As you’ve probably heard, San Diego Comic Con is a very crowded place. It definitely feels like every year more people are attending. Every single person who goes wants to see panels for their favorite pop culture icons, so the lines for these panels can get pretty intense.
Here’s the way lines work at SDCC:
Panels are scheduled by room, so each room has a pre-assigned collection of panels that are going to appear in it. If you want to go to a panel and you think there is the slightest chance a lot of other people would want to see it too, head to the room to make line at least an hour early. The lines for the room are staggered and will zigzag all over the place so as to not crowd the hallways or block any emergency exits. Luckily, the SDCC guide that they hand out to you comes with diagrams that show you where lines end up.

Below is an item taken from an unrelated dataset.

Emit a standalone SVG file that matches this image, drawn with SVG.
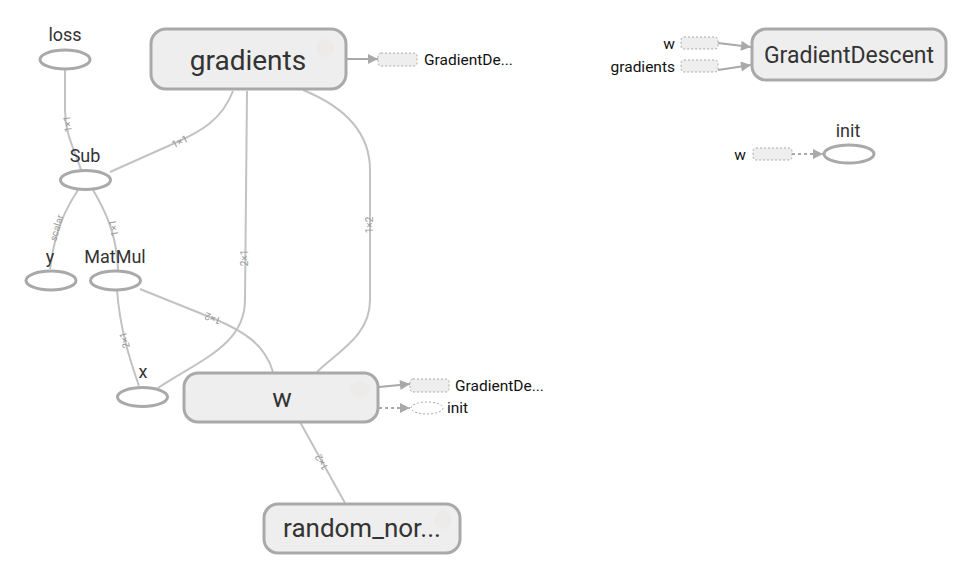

Once you make it to the room where your panel is going to be, STAY THERE. No one empties out the room after every panel, which means it’s possible for a person to stay in a room all day until the panel they want begins.
This is perhaps one of the biggest issues I’ve encountered while attending Comic Con.
On Saturday, I wanted to attend three panels: a Family Guy one, a My Hero Academia one, and a Batman: The Animated Series one.
I was only able to see the Family Guy one after standing in a line for more than two hours.
The biggest problems that can happen when you try to see a panel is that popular panels will be scheduled in the same room consecutively.
So, if, let’s say, you’re trying to see a panel about Batman: The Animated Series and a Harry Potter panel is before it, those Potterheads might decide to stay in the room and take up all the seats for the Batman panel.
Danny and I getting into Family Guy was pure happenstance. I had gotten my period that day, so instead of walking the Exhibit Hall with Danny, I decided to get in the line for Family Guy extremely early so I could just sit around in a room. Because of that, when Danny eventually joined me, we were just barely able to make it in to see the panel.
Even though we only got to see one panel that day, Saturday was still a fun day. Danny and I went to a party in an office building that overlooked Petco Park. The view was amazing. Some of the guests there…not so much. Nothing is worse than millennial roosters and hens who think that the world should fall at their feet and worship how suave they are. They scoffed more than they smiled.
This is what I heard some of these lame-brains say: “We have the tickets to go in. We are good to go; we are Gucci.”
After the party, Danny and I went to The Whiskey House, had a few drinks with some associates, and then left.
And thus ended my latest sojourn to San Diego Comic Con.